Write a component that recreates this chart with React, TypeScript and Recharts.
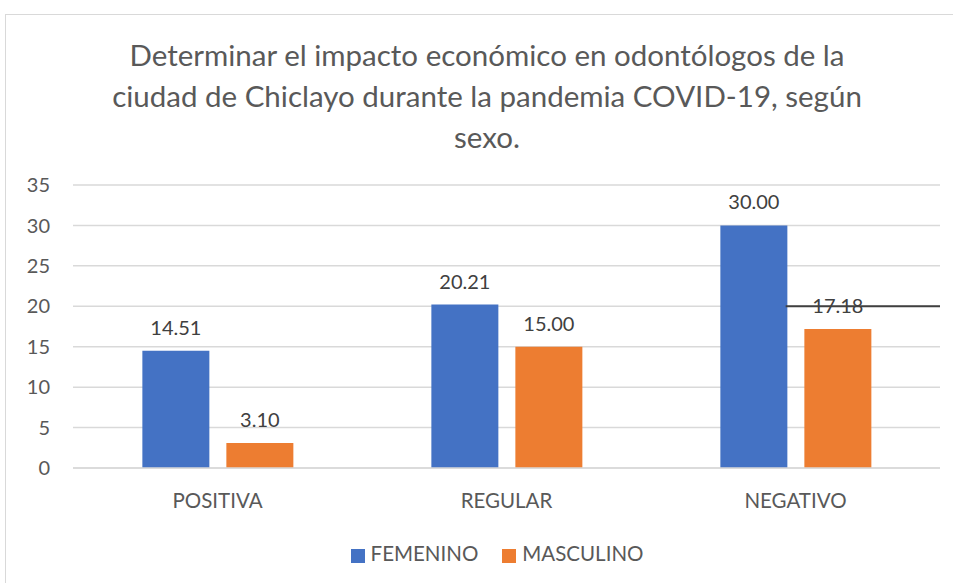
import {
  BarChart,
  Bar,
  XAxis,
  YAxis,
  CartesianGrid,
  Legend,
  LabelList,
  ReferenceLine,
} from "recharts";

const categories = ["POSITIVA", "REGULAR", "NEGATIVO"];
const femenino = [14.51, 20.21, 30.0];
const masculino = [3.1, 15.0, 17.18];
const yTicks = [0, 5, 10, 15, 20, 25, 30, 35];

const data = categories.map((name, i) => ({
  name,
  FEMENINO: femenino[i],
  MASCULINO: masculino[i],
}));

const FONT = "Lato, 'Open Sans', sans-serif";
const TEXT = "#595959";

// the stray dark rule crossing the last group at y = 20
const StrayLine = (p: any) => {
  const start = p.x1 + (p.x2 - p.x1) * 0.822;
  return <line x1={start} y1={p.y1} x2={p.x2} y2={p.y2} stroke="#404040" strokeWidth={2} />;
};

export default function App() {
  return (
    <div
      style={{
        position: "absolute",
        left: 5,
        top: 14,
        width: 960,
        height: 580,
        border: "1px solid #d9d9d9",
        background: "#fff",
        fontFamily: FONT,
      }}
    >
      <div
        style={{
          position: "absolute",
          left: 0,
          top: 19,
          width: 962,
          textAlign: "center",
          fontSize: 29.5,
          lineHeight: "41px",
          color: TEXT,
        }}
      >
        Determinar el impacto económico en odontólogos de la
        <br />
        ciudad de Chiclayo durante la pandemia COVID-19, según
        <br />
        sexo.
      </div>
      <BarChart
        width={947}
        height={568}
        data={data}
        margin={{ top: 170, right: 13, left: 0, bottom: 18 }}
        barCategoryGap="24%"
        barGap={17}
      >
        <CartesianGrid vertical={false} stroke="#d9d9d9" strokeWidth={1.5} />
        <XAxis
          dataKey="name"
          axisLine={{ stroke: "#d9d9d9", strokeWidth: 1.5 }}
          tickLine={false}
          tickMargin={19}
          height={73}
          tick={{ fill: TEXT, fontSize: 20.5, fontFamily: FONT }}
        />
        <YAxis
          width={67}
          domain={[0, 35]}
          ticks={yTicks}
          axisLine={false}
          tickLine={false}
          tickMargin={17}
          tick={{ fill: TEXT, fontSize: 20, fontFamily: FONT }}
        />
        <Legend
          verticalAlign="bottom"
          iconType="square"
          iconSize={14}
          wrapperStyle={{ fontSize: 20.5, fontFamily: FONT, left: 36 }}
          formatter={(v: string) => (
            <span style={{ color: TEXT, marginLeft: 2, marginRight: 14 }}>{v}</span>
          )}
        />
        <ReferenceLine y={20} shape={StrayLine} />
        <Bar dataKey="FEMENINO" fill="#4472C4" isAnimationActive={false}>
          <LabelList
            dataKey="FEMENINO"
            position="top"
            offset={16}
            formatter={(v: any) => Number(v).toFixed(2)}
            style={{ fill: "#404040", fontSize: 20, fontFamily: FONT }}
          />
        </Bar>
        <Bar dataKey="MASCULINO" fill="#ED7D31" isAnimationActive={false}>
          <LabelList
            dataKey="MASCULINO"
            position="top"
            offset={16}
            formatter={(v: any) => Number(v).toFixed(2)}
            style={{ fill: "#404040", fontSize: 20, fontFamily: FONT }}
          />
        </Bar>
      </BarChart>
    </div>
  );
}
########
[AIM]
Set every line down exactly as written, leaving each picture out.

[FULL SOLUTION]
Write a component that recreates this chart with React, TypeScript and Recharts.
import {
  BarChart,
  Bar,
  XAxis,
  YAxis,
  CartesianGrid,
  Legend,
  LabelList,
  ReferenceLine,
} from "recharts";

const categories = ["POSITIVA", "REGULAR", "NEGATIVO"];
const femenino = [14.51, 20.21, 30.0];
const masculino = [3.1, 15.0, 17.18];
const yTicks = [0, 5, 10, 15, 20, 25, 30, 35];

const data = categories.map((name, i) => ({
  name,
  FEMENINO: femenino[i],
  MASCULINO: masculino[i],
}));

const FONT = "Lato, 'Open Sans', sans-serif";
const TEXT = "#595959";

// the stray dark rule crossing the last group at y = 20
const StrayLine = (p: any) => {
  const start = p.x1 + (p.x2 - p.x1) * 0.822;
  return <line x1={start} y1={p.y1} x2={p.x2} y2={p.y2} stroke="#404040" strokeWidth={2} />;
};

export default function App() {
  return (
    <div
      style={{
        position: "absolute",
        left: 5,
        top: 14,
        width: 960,
        height: 580,
        border: "1px solid #d9d9d9",
        background: "#fff",
        fontFamily: FONT,
      }}
    >
      <div
        style={{
          position: "absolute",
          left: 0,
          top: 19,
          width: 962,
          textAlign: "center",
          fontSize: 29.5,
          lineHeight: "41px",
          color: TEXT,
        }}
      >
        Determinar el impacto económico en odontólogos de la
        <br />
        ciudad de Chiclayo durante la pandemia COVID-19, según
        <br />
        sexo.
      </div>
      <BarChart
        width={947}
        height={568}
        data={data}
        margin={{ top: 170, right: 13, left: 0, bottom: 18 }}
        barCategoryGap="24%"
        barGap={17}
      >
        <CartesianGrid vertical={false} stroke="#d9d9d9" strokeWidth={1.5} />
        <XAxis
          dataKey="name"
          axisLine={{ stroke: "#d9d9d9", strokeWidth: 1.5 }}
          tickLine={false}
          tickMargin={19}
          height={73}
          tick={{ fill: TEXT, fontSize: 20.5, fontFamily: FONT }}
        />
        <YAxis
          width={67}
          domain={[0, 35]}
          ticks={yTicks}
          axisLine={false}
          tickLine={false}
          tickMargin={17}
          tick={{ fill: TEXT, fontSize: 20, fontFamily: FONT }}
        />
        <Legend
          verticalAlign="bottom"
          iconType="square"
          iconSize={14}
          wrapperStyle={{ fontSize: 20.5, fontFamily: FONT, left: 36 }}
          formatter={(v: string) => (
            <span style={{ color: TEXT, marginLeft: 2, marginRight: 14 }}>{v}</span>
          )}
        />
        <ReferenceLine y={20} shape={StrayLine} />
        <Bar dataKey="FEMENINO" fill="#4472C4" isAnimationActive={false}>
          <LabelList
            dataKey="FEMENINO"
            position="top"
            offset={16}
            formatter={(v: any) => Number(v).toFixed(2)}
            style={{ fill: "#404040", fontSize: 20, fontFamily: FONT }}
          />
        </Bar>
        <Bar dataKey="MASCULINO" fill="#ED7D31" isAnimationActive={false}>
          <LabelList
            dataKey="MASCULINO"
            position="top"
            offset={16}
            formatter={(v: any) => Number(v).toFixed(2)}
            style={{ fill: "#404040", fontSize: 20, fontFamily: FONT }}
          />
        </Bar>
      </BarChart>
    </div>
  );
}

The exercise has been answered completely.